"a composer of no ordinary merit" [REDH]
Today - April 18, 2007 - marks an auspicious occasion: the 100th anniversary of the birth of Hungarian-born composer Miklós Rózsa. To celebrate that event, producer James Fitzpatrick of Tadlow Music is releasing a limited collector's edition, the World Premiere Recording of the Complete Score of The Private Life of Sherlock Holmes (Amazon | Amazon UK).
You may recall a previous post in which we highly recommended that collectors get a taste for the full score by purchasing Rózsa's Violin Concerto, Op. 24. Composed before he scored the movie, the concerto was the closest thing we had to the full recorded score other than the title music featured in Sherlock Holmes: Classic Themes From 221B Baker Street.
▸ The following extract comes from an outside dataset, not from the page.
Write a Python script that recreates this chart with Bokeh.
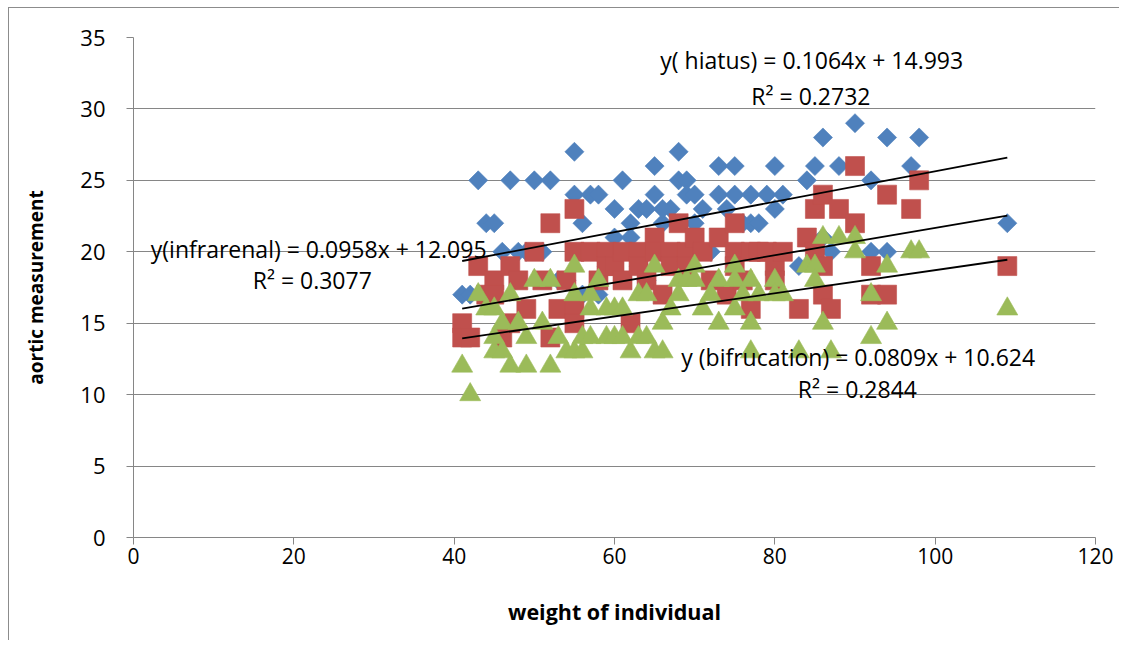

Now we have for the first time the definitive score, orchestrated by noted Rózsa expert Nic Raine, a noteworthy orchestrator and composer in his own right. We have previewed a copy and recommend it with our highest regard. Stick with us. This is a long, but worthwhile post to read.
While the "Classic Themes" version was at least representative of the theme, that orchestra was tinny in comparison to what is now available from Tadlow Music. As well it should, since the music is performed by the City of Prague Philharmonic Orchestra with the same orchestral line-up that Rózsa used: 26 violins, 10 violas, 10 celli, 5 basses, 2 flutes, 2 oboes, 2 clarinets, 2 bassoons, 4 horns, 3 trumpets, 3 trombones, tuba, harp, piano, celesta and timpani plus 4 percussion. The original Rózsa sketches were obtained from Syracuse University, containing not only the complete music as heard in the film, but additional and alternate cues never used.
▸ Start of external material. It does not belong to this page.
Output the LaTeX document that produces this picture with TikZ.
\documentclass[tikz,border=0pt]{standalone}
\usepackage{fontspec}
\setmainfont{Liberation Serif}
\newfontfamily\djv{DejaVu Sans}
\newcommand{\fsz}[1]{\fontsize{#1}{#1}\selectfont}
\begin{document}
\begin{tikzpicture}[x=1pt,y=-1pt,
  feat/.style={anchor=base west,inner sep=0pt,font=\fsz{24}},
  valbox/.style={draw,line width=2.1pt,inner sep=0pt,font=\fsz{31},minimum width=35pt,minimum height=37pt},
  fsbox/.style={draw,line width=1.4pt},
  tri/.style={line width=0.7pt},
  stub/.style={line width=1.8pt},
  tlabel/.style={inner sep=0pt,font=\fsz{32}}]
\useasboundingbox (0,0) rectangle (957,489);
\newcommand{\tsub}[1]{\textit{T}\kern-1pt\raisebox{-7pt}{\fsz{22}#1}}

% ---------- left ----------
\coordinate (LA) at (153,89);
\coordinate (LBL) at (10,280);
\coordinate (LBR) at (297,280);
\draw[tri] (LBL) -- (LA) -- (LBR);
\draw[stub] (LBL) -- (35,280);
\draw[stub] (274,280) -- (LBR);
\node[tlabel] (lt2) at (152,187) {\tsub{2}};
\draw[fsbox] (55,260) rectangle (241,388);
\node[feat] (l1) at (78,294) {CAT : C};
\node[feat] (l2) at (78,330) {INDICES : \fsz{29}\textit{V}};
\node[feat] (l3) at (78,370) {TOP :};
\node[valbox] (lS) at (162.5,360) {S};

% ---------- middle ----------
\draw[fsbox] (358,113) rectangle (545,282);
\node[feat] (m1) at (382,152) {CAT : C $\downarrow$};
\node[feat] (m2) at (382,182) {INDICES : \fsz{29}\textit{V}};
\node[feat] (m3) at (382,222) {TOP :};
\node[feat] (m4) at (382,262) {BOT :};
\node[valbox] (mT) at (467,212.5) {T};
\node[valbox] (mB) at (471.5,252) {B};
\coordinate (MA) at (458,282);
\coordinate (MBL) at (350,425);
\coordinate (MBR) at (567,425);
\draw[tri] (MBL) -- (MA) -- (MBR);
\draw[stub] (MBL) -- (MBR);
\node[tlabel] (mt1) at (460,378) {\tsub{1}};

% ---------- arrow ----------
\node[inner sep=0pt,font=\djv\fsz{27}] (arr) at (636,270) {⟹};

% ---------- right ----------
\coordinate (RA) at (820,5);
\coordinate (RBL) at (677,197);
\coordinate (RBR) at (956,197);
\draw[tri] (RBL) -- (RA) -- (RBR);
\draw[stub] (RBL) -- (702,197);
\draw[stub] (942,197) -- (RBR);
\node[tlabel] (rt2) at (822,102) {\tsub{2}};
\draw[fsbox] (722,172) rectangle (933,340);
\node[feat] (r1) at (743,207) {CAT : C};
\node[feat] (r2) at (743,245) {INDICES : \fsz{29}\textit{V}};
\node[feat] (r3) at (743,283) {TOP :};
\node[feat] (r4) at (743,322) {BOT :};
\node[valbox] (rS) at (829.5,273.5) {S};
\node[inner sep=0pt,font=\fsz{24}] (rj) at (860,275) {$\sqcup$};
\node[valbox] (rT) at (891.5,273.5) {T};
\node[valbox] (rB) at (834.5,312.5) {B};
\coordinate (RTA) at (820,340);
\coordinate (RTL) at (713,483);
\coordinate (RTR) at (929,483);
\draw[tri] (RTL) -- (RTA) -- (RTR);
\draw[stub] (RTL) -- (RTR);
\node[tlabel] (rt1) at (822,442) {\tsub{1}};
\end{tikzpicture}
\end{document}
With over 77 minutes of music, the richness and emotion of Rózsa's score is more evident than ever. Solo violinist Lucie Svehlova truly captures the depth of loneliness, melancholy and quirkiness of Holmes through her interpretation. One can almost feel him longing for a relationship other than the cerebral, never to find it. There are alternate cues for some of the Scottish music in the film, and the original version of the main titles.
The liner notes that accompany the CD are extensive - the booklet is 24 pages long and filled with information about the life of Rózsa, notes on the cues, and details about the production of this new recording. In it, Rózsa's daughter Juliet writes:
Father was extremely overjoyed at the prospect of scoring the life of Holmes. As he says in his autobiography Double Life, "the script had the wit, the imagination and the charm of Wilder's best films and I was certain that this was going to be the best of them all...as to the music, I enjoyed adapting my Concerto."Billy Wilder had a grand vision for the 260-page shooting screenplay with a $10 million budget. The Private Life of Sherlock Holmes was set to be three hours and twenty minutes with an intermission, but was drastically cut after studio executives demanded a shorter version. Wilder acquiesced, taking out what Rózsa considered some of the best material. According to the composer, what resulted was:
...two episodes were cut and hacked about in an attempt to make one story out of two. The weakest story, about a submarine disguised as the Loch Ness Monster was left intact, but elsewhere all the best bits were eliminated. The truncated film as you see it today is a sorry travesty of the original and a great disappointment to all involved.
According to the liner notes, "Wilder was devastated by the callous emasculation of his work, and returned to the screen only infrequently after that. The restoration and preservation of Wilder's original cut remains one of the highest priorities of the American Film Institute." [emphasis ours]
In the meantime, Fitzpatrick has done a remarkable job of restoring and preserving this score for our pleasure. When you order the CD, be sure to take a look at the 5-minute video clip of the recording session.
And if you'd like to read a more professional review from a film score expert, take a look at Mike Beek's review on Music for the Movies. He captures everything much better than we could. We're just here to tell you that, as a film score collector and a Sherlockian, this new CD is a must-have.
Happy birthday :-)
I am pleased that the score has been released in this way, it was a shame that the film was cut so terribly. Whilst I am pleased that the American Film Institute say they want to restore the film as Wilder shot, I have to say I don't think that they will give it too much priority.
This is very good news for me; this score is good enough to stand on its own (but it helps to picture Robert Stephens' tortured Holmes when one listens to "Ilse's Theme").
Looking forward to having my own copy soon.
Why is your birthday not as important? I don't get it.